アブラハムの話は,偶像を礼拝するカルデヤ人から救い出されるところから始まります(創世11:27-31;アブラハム2:1-4参照)。アブラハムと妻のサラは,後に悲しみから解放され,自分たちの子孫によって地のすべての民が祝福を受けるという約束を受けました(創世18:18参照)。
旧約聖書には,アブラハムがおいのロトを連れてエジプトを出て行った話が載っています。地を選ぶ機会を与えられたロトは,ヨルダンの低地を選び,非常に邪悪な町であるソドムの方に向かって天幕を張りました(創世13:1-12参照)。ロトは後に人生で様々な問題に直面しますが,そのほとんどは,最初に天幕の入り口をソドムの方に向けるという決断をしたことに端を発しています。
忠実な者の先祖アブラハムは,異なった人生を経験しました。確かに多くの困難に遭いましたが,祝福された生涯でした。アブラハムの天幕の入り口がどちらに向いていたかわたしたちには分かりませんが,創世記第13章の最後の節に有力な手がかりがあります。次のように記されています。「アブラム〔すなわちアブラハム〕は天幕を移してヘブロンにあるマムレのテレビンの木のかたわらに住み,その所で主に祭壇を築いた。」(創世13:18)
知っているということではありませんが,個人的には,アブラハムの天幕の入り口は彼が主のために築いた祭壇の方を向いていたのではないかと信じています。
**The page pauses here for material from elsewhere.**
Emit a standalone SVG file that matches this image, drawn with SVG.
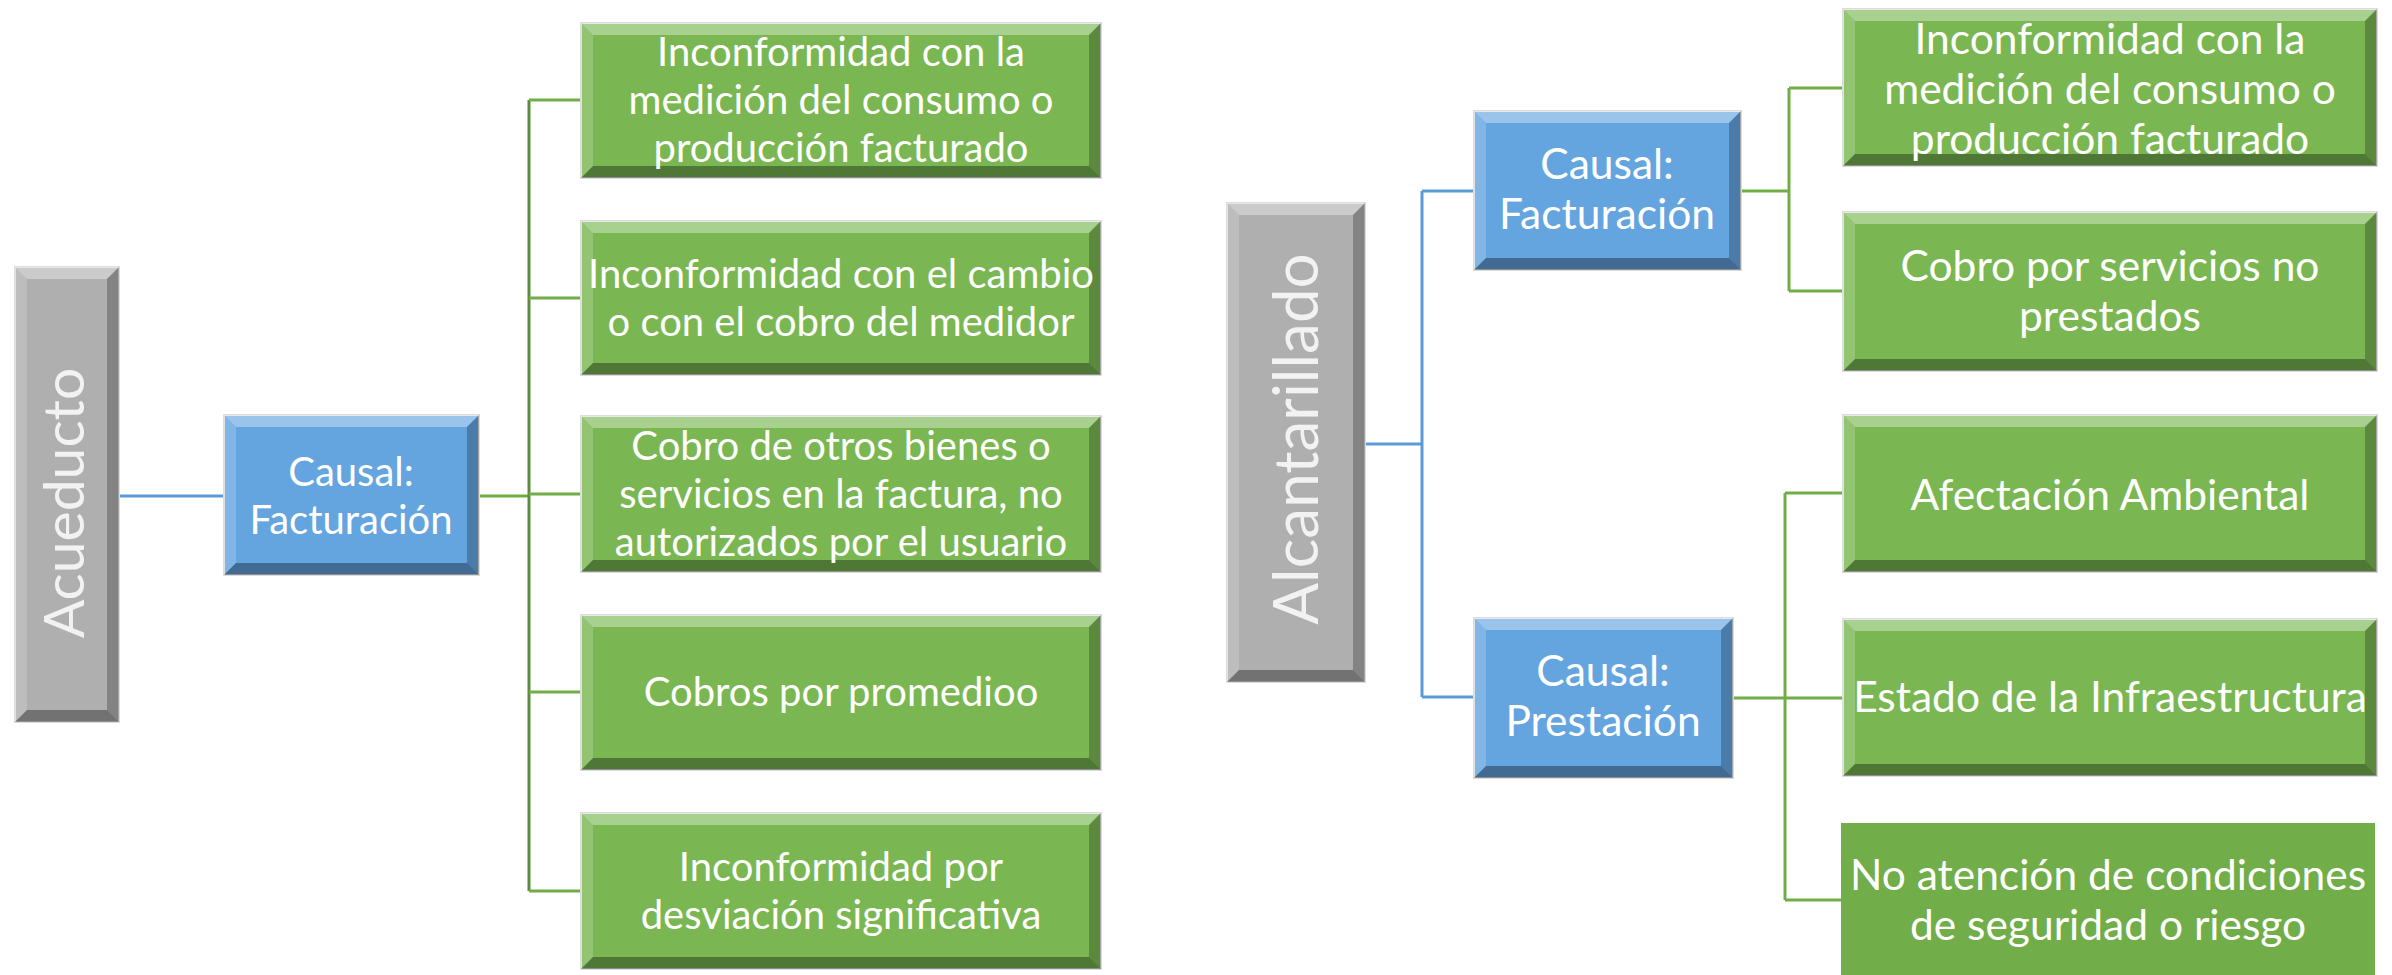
<svg xmlns="http://www.w3.org/2000/svg" width="2392" height="975" viewBox="0 0 2392 975">
<style>
.t{font-family:Lato,"Open Sans","Liberation Sans",sans-serif;fill:#fff;text-anchor:middle;font-size:40px}
.r{font-size:42.5px}
.big{fill:#f2f2f2}
.gray{fill:#afafaf}
.blue{fill:#64a5e0}
.green{fill:#7ab752}
.flat{fill:#71ad48}
.edge{stroke:#dcdcdc;stroke-width:2}
.hl{fill:#fff;opacity:.35}
.hl2{fill:#fff;opacity:.18}
.sh{fill:#000;opacity:.35}
.sh2{fill:#000;opacity:.25}
.cb{stroke:#5b9bd5;stroke-width:3;fill:none}
.cg{stroke:#70ad47;stroke-width:3;fill:none}
.cgd{stroke:#5a8d3a;stroke-width:3;fill:none}
</style>
<rect width="2392" height="975" fill="#fff"/>
<g id="connectors">
<path class="cb" d="M119 496H224"/>
<path class="cg" d="M479 496H529"/>
<path class="cgd" d="M529 100V891"/>
<path class="cg" d="M529 100H581M529 298H581M529 494H581M529 692H581M529 891H581"/>
<path class="cb" d="M1365 444H1422M1422 191V697M1422 191H1474M1422 697H1474"/>
<path class="cg" d="M1741 191H1789M1789 88V291M1789 88H1843M1789 291H1843"/>
<path class="cg" d="M1733 698H1785M1785 493V900M1785 493H1843M1785 698H1843M1785 900H1843"/>
</g>
<g id="acueducto">
<rect class="gray edge" x="15" y="267" width="104" height="455"/>
<polygon class="hl" points="15,267 119,267 107,279 27,279"/>
<polygon class="hl2" points="15,267 27,279 27,710 15,722"/>
<polygon class="sh" points="15,722 27,710 107,710 119,722"/>
<polygon class="sh2" points="119,267 119,722 107,710 107,279"/>
<text class="t big" style="font-size:57px" transform="translate(64,503) rotate(-90)" dy="0.35em">Acueducto</text>
</g>
<g id="causal-facturacion-1">
<rect class="blue edge" x="224" y="415" width="255" height="160"/>
<polygon class="hl" points="224,415 479,415 467,427 236,427"/>
<polygon class="hl2" points="224,415 236,427 236,563 224,575"/>
<polygon class="sh" points="224,575 236,563 467,563 479,575"/>
<polygon class="sh2" points="479,415 479,575 467,563 467,427"/>
<text class="t" x="351" y="486">Causal:</text>
<text class="t" x="351" y="534">Facturación</text>
</g>
<g id="a1">
<rect class="green edge" x="581" y="23" width="520" height="155"/>
<polygon class="hl" points="581,23 1101,23 1089,35 593,35"/>
<polygon class="hl2" points="581,23 593,35 593,166 581,178"/>
<polygon class="sh" points="581,178 593,166 1089,166 1101,178"/>
<polygon class="sh2" points="1101,23 1101,178 1089,166 1089,35"/>
<text class="t" x="841" y="66">Inconformidad con la</text>
<text class="t" x="841" y="114">medición del consumo o</text>
<text class="t" x="841" y="162">producción facturado</text>
</g>
<g id="a2">
<rect class="green edge" x="581" y="221" width="520" height="154"/>
<polygon class="hl" points="581,221 1101,221 1089,233 593,233"/>
<polygon class="hl2" points="581,221 593,233 593,363 581,375"/>
<polygon class="sh" points="581,375 593,363 1089,363 1101,375"/>
<polygon class="sh2" points="1101,221 1101,375 1089,363 1089,233"/>
<text class="t" x="841" y="288">Inconformidad con el cambio</text>
<text class="t" x="841" y="336">o con el cobro del medidor</text>
</g>
<g id="a3">
<rect class="green edge" x="581" y="416" width="520" height="156"/>
<polygon class="hl" points="581,416 1101,416 1089,428 593,428"/>
<polygon class="hl2" points="581,416 593,428 593,560 581,572"/>
<polygon class="sh" points="581,572 593,560 1089,560 1101,572"/>
<polygon class="sh2" points="1101,416 1101,572 1089,560 1089,428"/>
<text class="t" x="841" y="460">Cobro de otros bienes o</text>
<text class="t" x="841" y="508">servicios en la factura, no</text>
<text class="t" x="841" y="556">autorizados por el usuario</text>
</g>
<g id="a4">
<rect class="green edge" x="581" y="615" width="520" height="155"/>
<polygon class="hl" points="581,615 1101,615 1089,627 593,627"/>
<polygon class="hl2" points="581,615 593,627 593,758 581,770"/>
<polygon class="sh" points="581,770 593,758 1089,758 1101,770"/>
<polygon class="sh2" points="1101,615 1101,770 1089,758 1089,627"/>
<text class="t" x="841" y="706">Cobros por promedioo</text>
</g>
<g id="a5">
<rect class="green edge" x="581" y="813" width="520" height="156"/>
<polygon class="hl" points="581,813 1101,813 1089,825 593,825"/>
<polygon class="hl2" points="581,813 593,825 593,957 581,969"/>
<polygon class="sh" points="581,969 593,957 1089,957 1101,969"/>
<polygon class="sh2" points="1101,813 1101,969 1089,957 1089,825"/>
<text class="t" x="841" y="881">Inconformidad por</text>
<text class="t" x="841" y="929">desviación significativa</text>
</g>
<g id="alcantarillado">
<rect class="gray edge" x="1227" y="203" width="138" height="479"/>
<polygon class="hl" points="1227,203 1365,203 1353,215 1239,215"/>
<polygon class="hl2" points="1227,203 1239,215 1239,670 1227,682"/>
<polygon class="sh" points="1227,682 1239,670 1353,670 1365,682"/>
<polygon class="sh2" points="1365,203 1365,682 1353,670 1353,215"/>
<text class="t big" style="font-size:62px" transform="translate(1296,439) rotate(-90)" dy="0.35em">Alcantarillado</text>
</g>
<g id="causal-facturacion-2">
<rect class="blue edge" x="1474" y="111" width="267" height="159"/>
<polygon class="hl" points="1474,111 1741,111 1729,123 1486,123"/>
<polygon class="hl2" points="1474,111 1486,123 1486,258 1474,270"/>
<polygon class="sh" points="1474,270 1486,258 1729,258 1741,270"/>
<polygon class="sh2" points="1741,111 1741,270 1729,258 1729,123"/>
<text class="t r" x="1607" y="179">Causal:</text>
<text class="t r" x="1607" y="229">Facturación</text>
</g>
<g id="causal-prestacion">
<rect class="blue edge" x="1474" y="618" width="259" height="160"/>
<polygon class="hl" points="1474,618 1733,618 1721,630 1486,630"/>
<polygon class="hl2" points="1474,618 1486,630 1486,766 1474,778"/>
<polygon class="sh" points="1474,778 1486,766 1721,766 1733,778"/>
<polygon class="sh2" points="1733,618 1733,778 1721,766 1721,630"/>
<text class="t r" x="1603" y="686">Causal:</text>
<text class="t r" x="1603" y="736">Prestación</text>
</g>
<g id="r1">
<rect class="green edge" x="1843" y="9" width="534" height="157"/>
<polygon class="hl" points="1843,9 2377,9 2365,21 1855,21"/>
<polygon class="hl2" points="1843,9 1855,21 1855,154 1843,166"/>
<polygon class="sh" points="1843,166 1855,154 2365,154 2377,166"/>
<polygon class="sh2" points="2377,9 2377,166 2365,154 2365,21"/>
<text class="t r" x="2110" y="54">Inconformidad con la</text>
<text class="t r" x="2110" y="104">medición del consumo o</text>
<text class="t r" x="2110" y="154">producción facturado</text>
</g>
<g id="r2">
<rect class="green edge" x="1843" y="212" width="534" height="159"/>
<polygon class="hl" points="1843,212 2377,212 2365,224 1855,224"/>
<polygon class="hl2" points="1843,212 1855,224 1855,359 1843,371"/>
<polygon class="sh" points="1843,371 1855,359 2365,359 2377,371"/>
<polygon class="sh2" points="2377,212 2377,371 2365,359 2365,224"/>
<text class="t r" x="2110" y="281">Cobro por servicios no</text>
<text class="t r" x="2110" y="331">prestados</text>
</g>
<g id="r3">
<rect class="green edge" x="1843" y="415" width="534" height="157"/>
<polygon class="hl" points="1843,415 2377,415 2365,427 1855,427"/>
<polygon class="hl2" points="1843,415 1855,427 1855,560 1843,572"/>
<polygon class="sh" points="1843,572 1855,560 2365,560 2377,572"/>
<polygon class="sh2" points="2377,415 2377,572 2365,560 2365,427"/>
<text class="t r" x="2110" y="510">Afectación Ambiental</text>
</g>
<g id="r4">
<rect class="green edge" x="1843" y="619" width="534" height="157"/>
<polygon class="hl" points="1843,619 2377,619 2365,631 1855,631"/>
<polygon class="hl2" points="1843,619 1855,631 1855,764 1843,776"/>
<polygon class="sh" points="1843,776 1855,764 2365,764 2377,776"/>
<polygon class="sh2" points="2377,619 2377,776 2365,764 2365,631"/>
<text class="t r" x="2110" y="712">Estado de la Infraestructura</text>
</g>
<g id="r5">
<rect class="flat" x="1841" y="823" width="534" height="152"/>
<text class="t r" x="2108" y="890">No atención de condiciones</text>
<text class="t r" x="2108" y="940">de seguridad o riesgo</text>
</g>
</svg>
なぜこのような結論に至るのでしょうか。それはモルモン書の話にある,ベニヤミン王の最後の説教を聞くために民が集まったときに王が与えた指示について知っているからです。ベニヤミン王は民に,天幕の入り口を神殿の方へ向けるように指示したのです(モーサヤ2:1-6参照)。
聖文の教えに心を向けることによって,わたしたちは悪の道から救い出していただくことができます。救い主は偉大な解放者であられます。わたしたちを死と罪から解放してくださるからです(ローマ11:26;2ニーファイ9:12参照)。
わたしは宣言します。イエスはキリストであられ,わたしたちはモルモン書を読むことによって主に近づくことができます。モルモン書はイエス・キリストについてのもう一つの証です。救い主についての第1の証は旧約聖書と新約聖書で構成される聖書です。
繰り返しますが,わたしの友人スコットの言葉を忘れないようにしましょう。モルモン書は「すばらしい本です。」そしてモルモン書のすばらしさは,この書物が聖書と調和していることによる部分が大きいことを証します。イエス・キリストの御名により,アーメン。